## start INPUT RECORDS
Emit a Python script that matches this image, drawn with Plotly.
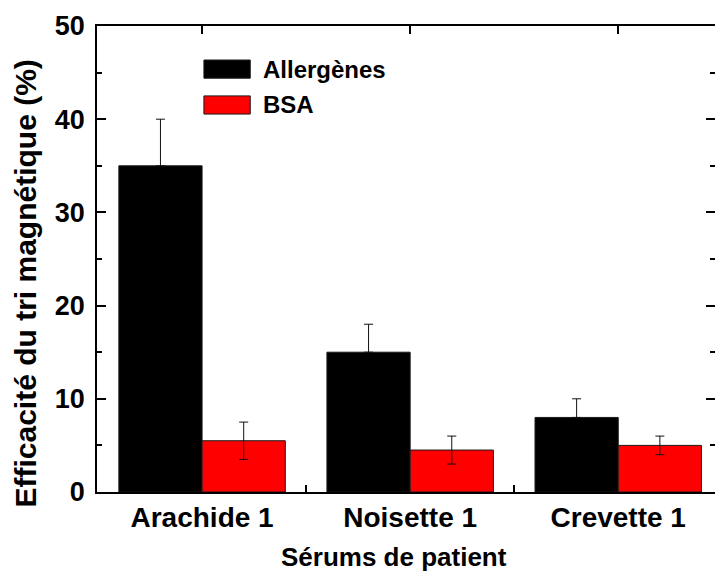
import plotly.graph_objects as go

categories = ["Arachide 1", "Noisette 1", "Crevette 1"]
series_names = ["Allergènes", "BSA"]
allergen_values = [35, 15, 8]
allergen_errors_plus = [5, 3, 2]
allergen_errors_minus = [0, 0, 0]
bsa_values = [5.5, 4.5, 5]
bsa_errors = [2, 1.5, 1]
colors = ["#000000", "#ff0000"]
x_title = "Sérums de patient"
y_title = "Efficacité du tri magnétique (%)"

xpos = list(range(len(categories)))
xrange = [-0.505, 2.465]

fig = go.Figure()
for name, vals, eplus, eminus, col in [
    (series_names[0], allergen_values, allergen_errors_plus, allergen_errors_minus, colors[0]),
    (series_names[1], bsa_values, bsa_errors, bsa_errors, colors[1]),
]:
    fig.add_trace(go.Bar(
        x=xpos, y=vals, name=name,
        marker=dict(color=col, line=dict(color="#1a1a1a", width=1)),
        error_y=dict(type="data", array=eplus, arrayminus=eminus, symmetric=False,
                     visible=True, color="#111111", thickness=1, width=4.5),
        showlegend=False,
    ))

# invisible trace for top axis ticks
fig.add_trace(go.Scatter(x=xpos, y=[None]*3, xaxis="x2", showlegend=False,
                         hoverinfo="skip"))

font = dict(family="Liberation Sans, Arial, sans-serif", color="#000000")

fig.update_layout(
    width=715, height=579,
    margin=dict(l=97, r=0, t=26, b=87),
    paper_bgcolor="white", plot_bgcolor="white",
    barmode="group", bargap=0.2, bargroupgap=0,
    showlegend=False,
    xaxis=dict(
        range=xrange, automargin=False,
        tickmode="array", tickvals=xpos, ticktext=[f"<b>{c}</b>" for c in categories],
        ticks="", showline=True, linecolor="#000", linewidth=1.5,
        tickfont=dict(size=28, **font), ticklabelstandoff=0,
        minor=dict(tickmode="array", tickvals=[0.5, 1.5], ticks="inside",
                   ticklen=7, tickcolor="#000", tickwidth=1.5),
        showgrid=False, zeroline=False,
    ),
    xaxis2=dict(
        overlaying="x", side="top", range=xrange,
        tickmode="array", tickvals=xpos, showticklabels=False,
        ticks="inside", ticklen=8, tickcolor="#000", tickwidth=1.5,
        showline=True, linecolor="#000", linewidth=1.5,
        showgrid=False, zeroline=False,
    ),
    yaxis=dict(
        range=[0, 50], dtick=10, tick0=0, automargin=False,
        ticks="inside", ticklen=9, tickcolor="#000", tickwidth=1.5,
        minor=dict(dtick=5, ticks="inside", ticklen=5, tickcolor="#000", tickwidth=1.5),
        showline=True, linecolor="#000", linewidth=1.5, mirror="ticks",
        tickfont=dict(size=27, **font), ticklabelstandoff=5,
        tickprefix="<b>", ticksuffix="</b>",
        showgrid=False, zeroline=False,
    ),
)

# axis titles
fig.add_annotation(xref="paper", yref="paper", x=0.481, y=-0.139,
                   xanchor="center", yanchor="middle", showarrow=False,
                   text=f"<b>{x_title}</b>", font=dict(size=26, **font))
fig.add_annotation(xref="paper", yref="paper", x=-0.116, y=0.448,
                   xanchor="center", yanchor="middle", showarrow=False, textangle=-90,
                   text=f"<b>{y_title}</b>", font=dict(size=30, **font))

# custom legend with large swatches
legend_y = [(0.927, 0.888), (0.850, 0.811)]
for name, col, (y1, y0) in zip(series_names, colors, legend_y):
    fig.add_shape(type="rect", xref="paper", yref="paper",
                  x0=0.173, x1=0.248, y0=y0, y1=y1,
                  fillcolor=col, line=dict(color="#1a1a1a", width=1))
    fig.add_annotation(xref="paper", yref="paper", x=0.265, y=(y0 + y1) / 2,
                       xanchor="left", yanchor="middle", showarrow=False,
                       text=f"<b>{name}</b>", font=dict(size=24, **font))

fig.write_html("out.html", config={"displayModeBar": False},
               post_script="document.body.style.margin='0';")
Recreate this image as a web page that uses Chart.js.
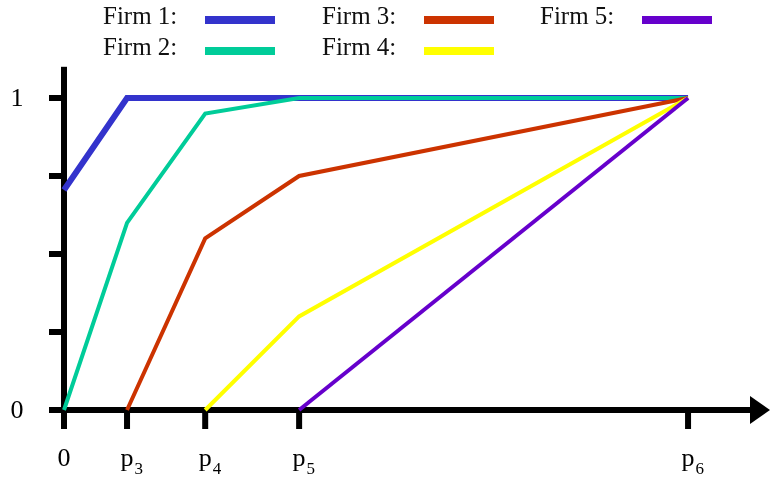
## end INPUT RECORDS
STATED EXERCISE ->
From the top of the listing above, repeat each line exactly until you reach the line containing "xrange = [-0.505, 2.465]", and repeat that one too. Leave the pictures out.

EXERCISE ANSWER ->
Emit a Python script that matches this image, drawn with Plotly.
import plotly.graph_objects as go

categories = ["Arachide 1", "Noisette 1", "Crevette 1"]
series_names = ["Allergènes", "BSA"]
allergen_values = [35, 15, 8]
allergen_errors_plus = [5, 3, 2]
allergen_errors_minus = [0, 0, 0]
bsa_values = [5.5, 4.5, 5]
bsa_errors = [2, 1.5, 1]
colors = ["#000000", "#ff0000"]
x_title = "Sérums de patient"
y_title = "Efficacité du tri magnétique (%)"

xpos = list(range(len(categories)))
xrange = [-0.505, 2.465]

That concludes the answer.